Prophylaxie en conditions réelles

Le Dr Ullmann a présenté quelques données préliminaires d’une étude d’observation réalisée dans son hôpital, qui a adopté le posaconazole en prophylaxie pour la plupart des allogreffés de CSH. En 2008, son équipe a recueilli des données chez 52 patients suivis pendant 100 jours. Les chercheurs ont recensé quatre cas d’infection prouvée (l’agent pathogène en cause était un zygomycète dans un cas) et 15 cas d’infection possible (infiltrats pulmonaires). Le taux d’observance du traitement (soit plus de 70 jours sous posaconazole, avec possibilité de traitement de relais si la voie orale ne convenait pas) a atteint 60,6 % chez les patients exempts d’infiltrats, par comparaison à 36,8 % chez les patients présentant une mycose possible ou prouvée.
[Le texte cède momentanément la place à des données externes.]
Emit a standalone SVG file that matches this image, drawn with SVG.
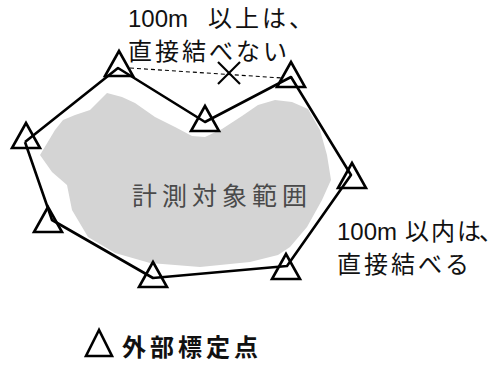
<svg xmlns="http://www.w3.org/2000/svg" width="504" height="365" viewBox="0 0 504 365">
<defs>
<style>
.tri{fill:none;stroke:#000;stroke-width:2.6;stroke-linejoin:miter}
.edge{fill:none;stroke:#000;stroke-width:2.6;stroke-linejoin:round}
.dash{fill:none;stroke:#000;stroke-width:1.1;stroke-dasharray:4 3}
.cross{stroke:#000;stroke-width:2.2}
.lbl{font-family:"Liberation Sans","Noto Sans CJK JP",sans-serif;font-size:24px;fill:#111}
.cjk{font-family:"Noto Sans CJK JP",sans-serif;letter-spacing:3px}
.area{font-family:"Noto Sans CJK JP",sans-serif;font-size:25px;fill:#4a4a4a;letter-spacing:5px}
.legend{font-family:"Noto Sans CJK JP",sans-serif;font-size:24px;font-weight:bold;fill:#111;letter-spacing:4px}
</style>
<polygon id="tri" points="0,-13 -14,12 14,12"/>
</defs>
<rect width="504" height="365" fill="#fff"/>
<g id="area">
<path d="M40,155 L55,130 L63,120 L75,115 L90,110 L107,93 L122,97 L135,103 L155,117 L175,127 L192,136 L205,137 L222,129 L242,116 L258,105 L275,100 L292,102 L308,109 L320,130 L327,155 L331,180 L322,200 L307,227 L290,247 L278,255 L250,262 L200,267 L150,263 L115,253 L88,237 L72,210 L67,185 L52,172 Z" fill="#d4d4d4"/>
<text class="area" x="132" y="205">計測対象範囲</text>
</g>
<g id="connectors">
<polyline class="edge" points="25,142 118,68 205,122 291,77 351,175 287,266 153,278 52,220 25,142"/>
<line class="dash" x1="130" y1="68" x2="282" y2="78"/>
<line class="cross" x1="218" y1="62" x2="240" y2="84"/>
<line class="cross" x1="240" y1="62" x2="218" y2="84"/>
</g>
<g id="p1"><use href="#tri" class="tri" x="119" y="64"/></g>
<g id="p2"><use href="#tri" class="tri" x="291" y="75"/></g>
<g id="p3"><use href="#tri" class="tri" x="205" y="119"/></g>
<g id="p4"><use href="#tri" class="tri" x="26" y="136"/></g>
<g id="p5"><use href="#tri" class="tri" x="48" y="220"/></g>
<g id="p6"><use href="#tri" class="tri" x="153" y="275"/></g>
<g id="p7"><use href="#tri" class="tri" x="286" y="267"/></g>
<g id="p8"><use href="#tri" class="tri" x="352" y="176"/></g>
<g id="label-top">
<text class="lbl" x="128" y="27">100m<tspan class="cjk" x="208">以上は、</tspan></text>
<text class="lbl cjk" x="128" y="60">直接結べない</text>
</g>
<g id="label-right">
<text class="lbl" x="337" y="240">100m<tspan style="font-family:'Noto Sans CJK JP',sans-serif" x="405 431 457 479">以内は、</tspan></text>
<text class="lbl cjk" x="337" y="273">直接結べる</text>
</g>
<g id="legend">
<polygon points="99,330 86,356 112,356" class="tri"/>
<text class="legend" x="122" y="356">外部標定点</text>
</g>
</svg>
Parmi les patients exempts d’infiltrats, seulement 3 % sont décédés, comparativement à 58 % parmi les patients présentant des infiltrats. Bien que de tels résultats soient encourageants dans un contexte de pratique clinique, ils semblent illustrer la nécessité d’une bonne observance. Ainsi, de l’avis du Dr Ullmann, dans les cas où l’observance du traitement par voie orale est difficile, «une préparation de posaconazole injectable par voie intraveineuse serait utile».

Résumé

L’allogreffe de CSH améliore les chances de guérison, mais elle augmente également le nombre de patients à risque de mycose invasive. De nouveaux agents dotés de modes d’action différents ont élargi l’éventail d’options pour la prise en charge de ces patients et amélioré les résultats, mais l’utilisation optimale de ces agents n’est pas établie pour autant. À ce jour, les stratégies de traitement documenté, préemptif et empirique ont donné des résultats plutôt médiocres. Un diagnostic précoce reposant sur des marqueurs moléculaires ou des techniques d’imagerie avancée améliorera peut-être les résultats, mais les arguments les plus solides que nous ayons actuellement plaident en faveur de la prophylaxie. Les agents utilisés à des fins de prophylaxie doivent respecter un certain nombre de critères, notamment un bon profil d’innocuité et un large spectre d’activité. Le posaconazole, nouvel antifongique indiqué en prophylaxie chez les patients à risque élevé, pourrait donc être bénéfique en pareilles conditions.